FIND YOUR IKIGAI
Andrew Hostetler is an associate professor of psychology in the College of Fine Arts, Humanities and Social Sciences. One of his primary areas of research is adult development and aging, particularly the “emerging seniors” (ages 55-64) and the “young old seniors” (65-74).
“I’m really interested in how people think about their later years in terms of their potential to do things that are meaningful and important to them,” says Hostetler, who notes that in Japan, the concept of ikigai (one’s reason for living) has been linked to longer lifespans on the island of Okinawa. “Whether it’s through paid work or not, having that reason to get out of bed, having that thing that keeps you engaged and on the move, is really important.”
Traditionally, people entered their “third age” of life, or post-retirement years, with the same energy and stamina of middle age, but without all the responsibilities of child-rearing and work. They could travel, take up hobbies and maybe play some golf or tennis.
“But for a variety of reasons, whether by choice or not, the role of seniors has changed,” Hostetler says. “More older adults are working and providing for their family."
Hostetler is concerned that in the U.S., a “bucket list” mentality is being promoted to those in later adulthood, counteracting the reality that many older people need to work.
“We’re selling what I call the ‘sexy senior lifestyle’ to older adults, whether or not they can afford it,” says Hostetler, who questions whether these pursuits lead to true fulfillment. “It’s not clear we’ve given people a whole lot of guidance around meaning, other than paid work.”
SECOND (AND THIRD) CAREERS
Thanks to new app-centric companies like Uber, TaskRabbit and Airbnb, the gig economy is often thought of as a young person’s game—something for millennials who crave the independence and flexibility of short-term work commitments.
But in reality, older workers have much higher rates of self-employment than do younger workers, according to Bureau of Labor Statistics data.

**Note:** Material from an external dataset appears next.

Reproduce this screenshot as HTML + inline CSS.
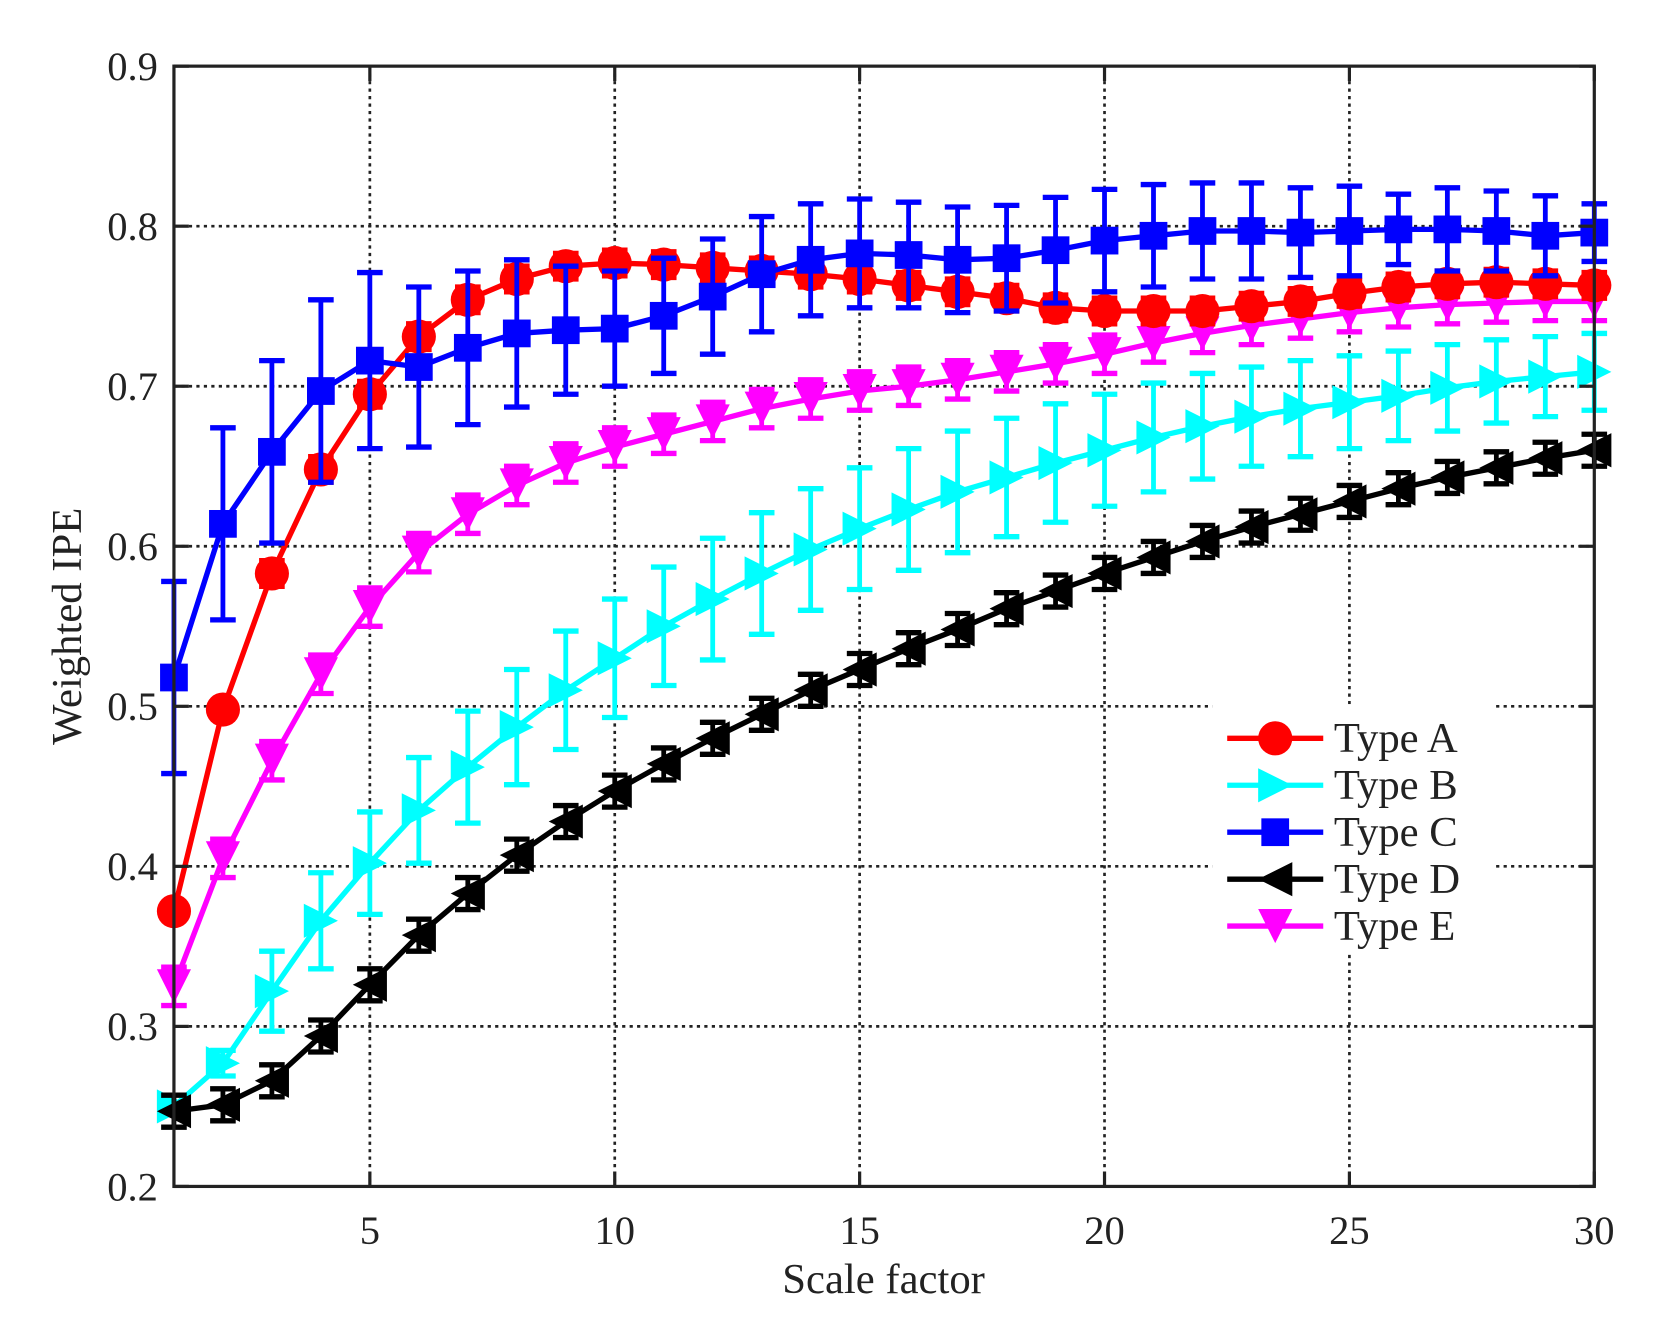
<!DOCTYPE html>
<html><head><meta charset="utf-8"><style>html,body{margin:0;padding:0;background:#fff}svg{display:block}</style></head>
<body>
<svg id="s" width="1669" height="1339" viewBox="0 0 1564 1255" preserveAspectRatio="none" xmlns="http://www.w3.org/2000/svg" font-family="'Liberation Serif', serif" fill="#222">
<rect width="1564" height="1255" fill="#fff"/>
<g id="grid" stroke="#222" stroke-width="2.5" stroke-dasharray="3,4"></g>
<g id="data"></g>
<rect x="163" y="62" width="1331" height="1050" fill="none" stroke="#222" stroke-width="3"/>
<g id="ticks" font-size="38"></g>
<text x="828" y="1212" font-size="40" text-anchor="middle">Scale factor</text>
<text transform="translate(76,587) rotate(-90)" font-size="40" text-anchor="middle">Weighted IPE</text>
<g id="leg"></g>
</svg>
<script>
const NS="http://www.w3.org/2000/svg";
const X=v=>163+(v-1)*(1331/29), Y=v=>1112-(v-0.2)*1500;
function el(p,t,a,txt){const e=document.createElementNS(NS,t);for(const k in a)e.setAttribute(k,a[k]);if(txt!=null)e.textContent=txt;p.appendChild(e);return e;}
const g=document.getElementById('grid'),tk=document.getElementById('ticks');
for(const v of [5,10,15,20,25]){el(g,'line',{x1:X(v),x2:X(v),y1:62,y2:1112});}
for(const v of [0.3,0.4,0.5,0.6,0.7,0.8]){el(g,'line',{x1:163,x2:1494,y1:Y(v),y2:Y(v)});}
const s=document.getElementById('s');
for(const v of [5,10,15,20,25,30]){el(s,'line',{x1:X(v),x2:X(v),y1:1112,y2:1098,stroke:'#222','stroke-width':3});el(s,'line',{x1:X(v),x2:X(v),y1:62,y2:76,stroke:'#222','stroke-width':3});el(tk,'text',{x:X(v),y:1166,'text-anchor':'middle'},String(v));}
for(let i=2;i<=9;i++){const v=i/10;el(s,'line',{x1:163,x2:177,y1:Y(v),y2:Y(v),stroke:'#222','stroke-width':3});el(s,'line',{x1:1480,x2:1494,y1:Y(v),y2:Y(v),stroke:'#222','stroke-width':3});el(tk,'text',{x:148,y:Y(v)+13,'text-anchor':'end'},v.toFixed(1));}
const A=[0.372,0.498,0.583,0.648,0.695,0.731,0.754,0.767,0.775,0.777,0.776,0.774,0.772,0.770,0.767,0.763,0.759,0.755,0.749,0.747,0.747,0.747,0.750,0.753,0.758,0.762,0.764,0.765,0.764,0.763];
const B=[0.250,0.277,0.322,0.366,0.402,0.435,0.462,0.487,0.510,0.530,0.550,0.567,0.583,0.598,0.611,0.623,0.634,0.643,0.652,0.660,0.668,0.675,0.681,0.686,0.690,0.694,0.699,0.703,0.706,0.709];
const Be=[0,0.008,0.025,0.03,0.032,0.033,0.035,0.036,0.037,0.037,0.037,0.038,0.038,0.038,0.038,0.038,0.038,0.037,0.037,0.035,0.034,0.033,0.031,0.03,0.029,0.028,0.027,0.026,0.025,0.024];
const C=[0.518,0.614,0.659,0.697,0.716,0.712,0.724,0.733,0.735,0.736,0.744,0.756,0.770,0.779,0.783,0.782,0.779,0.780,0.785,0.791,0.794,0.797,0.797,0.796,0.797,0.798,0.798,0.797,0.794,0.796];
const Ce=[0.06,0.06,0.057,0.057,0.055,0.05,0.048,0.046,0.04,0.036,0.036,0.036,0.036,0.035,0.034,0.033,0.033,0.033,0.033,0.032,0.032,0.03,0.03,0.028,0.028,0.022,0.026,0.025,0.025,0.018];
const D=[0.247,0.251,0.266,0.294,0.326,0.357,0.383,0.407,0.428,0.447,0.464,0.480,0.495,0.510,0.523,0.536,0.548,0.561,0.572,0.583,0.593,0.603,0.612,0.620,0.628,0.636,0.643,0.649,0.655,0.660];
const E=[0.325,0.405,0.466,0.520,0.562,0.596,0.620,0.638,0.652,0.662,0.670,0.678,0.686,0.692,0.697,0.700,0.704,0.709,0.714,0.720,0.727,0.733,0.738,0.742,0.746,0.749,0.751,0.752,0.753,0.753];
const series=[[B,Be,'#00ffff','R'],[D,D.map(()=>0.01),'#000','L'],[E,E.map(()=>0.012),'#ff00ff','V'],[A,A.map((v,i)=>i<2?0:0.008),'#ff0000','O'],[C,Ce,'#0000ff','S']];
function marker(p,x,y,t,c){const r=16;
 if(t==='O')el(p,'circle',{cx:x,cy:y,r:r,fill:c});
 else if(t==='S')el(p,'rect',{x:x-13,y:y-13,width:26,height:26,fill:c});
 else if(t==='R')el(p,'polygon',{points:`${x+r},${y} ${x-r},${y-r} ${x-r},${y+r}`,fill:c});
 else if(t==='L')el(p,'polygon',{points:`${x-r},${y} ${x+r},${y-r} ${x+r},${y+r}`,fill:c});
 else el(p,'polygon',{points:`${x},${y+r} ${x-r},${y-r} ${x+r},${y-r}`,fill:c});}
const dg=document.getElementById('data');
for(const [d,e,c,t] of series){
 d.forEach((v,i)=>{if(e[i]>0){const x=X(i+1),y1=Y(v-e[i]),y2=Y(v+e[i]);el(dg,'line',{x1:x,x2:x,y1:y1,y2:y2,stroke:c,'stroke-width':4.5});el(dg,'line',{x1:x-12,x2:x+12,y1:y1,y2:y1,stroke:c,'stroke-width':5});el(dg,'line',{x1:x-12,x2:x+12,y1:y2,y2:y2,stroke:c,'stroke-width':5});}});
 el(dg,'polyline',{points:d.map((v,i)=>X(i+1)+','+Y(v)).join(' '),fill:'none',stroke:c,'stroke-width':5,'stroke-linejoin':'round'});
 d.forEach((v,i)=>marker(dg,X(i+1),Y(v),t,c));}
const lg=document.getElementById('leg');
el(lg,'rect',{x:1136,y:660,width:264,height:232,fill:'#fff'});
[['Type A','#ff0000','O'],['Type B','#00ffff','R'],['Type C','#0000ff','S'],['Type D','#000','L'],['Type E','#ff00ff','V']].forEach(([n,c,t],i)=>{const y=692+i*44;
 el(lg,'line',{x1:1150,x2:1240,y1:y,y2:y,stroke:c,'stroke-width':5});marker(lg,1195,y,t,c);
 el(lg,'text',{x:1250,y:y+13,'font-size':40,fill:'#222'},n);});
</script>
</body></html>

“It’s good that older people can move from job to job, but where’s the security going to come from?” Psychology Prof. Sarah Kuhn says of the trend. “As older people continue to work, they may have Medicare, but they may still have to pay for supplemental coverage and things like that. If they could live on their Social Security or pensions, maybe they would be able to take unpaid work and contribute to nonprofit organizations and other causes.”
One way older Americans are increasingly contributing to society is in education, says John Brown, a clinical associate professor in the College of Education. Though he primarily trains teachers at the beginning of their careers, Brown says he is seeing a growing number of older adults who are looking to shift gears later in life and teachers. He says it can be good both for their financial and mental well-being.
“To get a new job, you have to have new skills. You have to have a new education and new training. And when you do that, that keeps your brain healthy,” says Brown, who notes that “there’s a lot of research that shows that could put off neurodegenerative disease like Alzheimer’s or other geriatric diseases that include memory loss or mood swings.”